According to a recent article posted by CNBC, finances are the leading cause of stress in a relationship. Thirty-five percent of survey respondents identified money as the primary cause of friction. If you’re in a serious relationship, married or otherwise, and haven’t talked about money, it’s time. Yes, money isn’t the easiest subject to discuss, even with someone you love and trust. But avoiding money talk only postpones an inevitable misunderstanding that could end up costing you an otherwise wonderful relationship. Before you merge finances with your partner, there are a number of things to consider.

First, talk about the past. You may have been dating for ages, but have you ever asked each other whether or not you have any outstanding debt? Perhaps lingering student loans or car payments are still a part of your partner’s monthly drain and you don’t know about it.
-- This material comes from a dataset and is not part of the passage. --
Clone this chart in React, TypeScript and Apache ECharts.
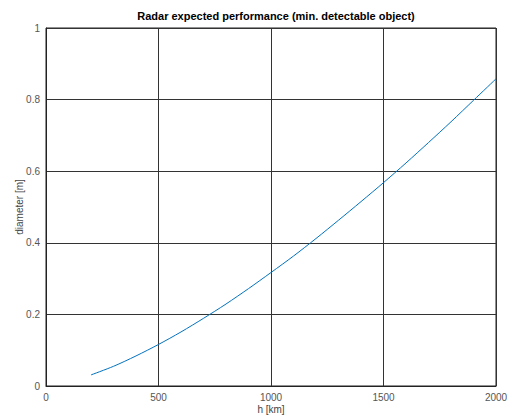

Second, discuss your earning expectations. You may know your significant other’s dream career, but what are his or her immediate plans? His five-year plan? Her 10-year plan? Does he plan to work his way up the corporate ladder and reap the steady benefits of regular raises and a pension? Does she plan on leaving her current nine-to-five to start her own venture? Maybe he wants to join a start-up with a much more volatile future? And what about you? How long will you work at your current job or any job? Do you want to have kids and be a stay-at-home parent? These are incredibly important questions to ask each other before you commit to a lifetime together. You should be able to configure a projected cash flow for your combined incomes so you know how much to expect coming in.

 Third, discuss your spending priorities. If you want to have a family, are you thinking public or private schools? Are you inclined to spend your money on travelling? Is there a certain amount of money above which you want to ask each other before spending? For example, maybe you don’t purchase something over $500 without checking in with each other first.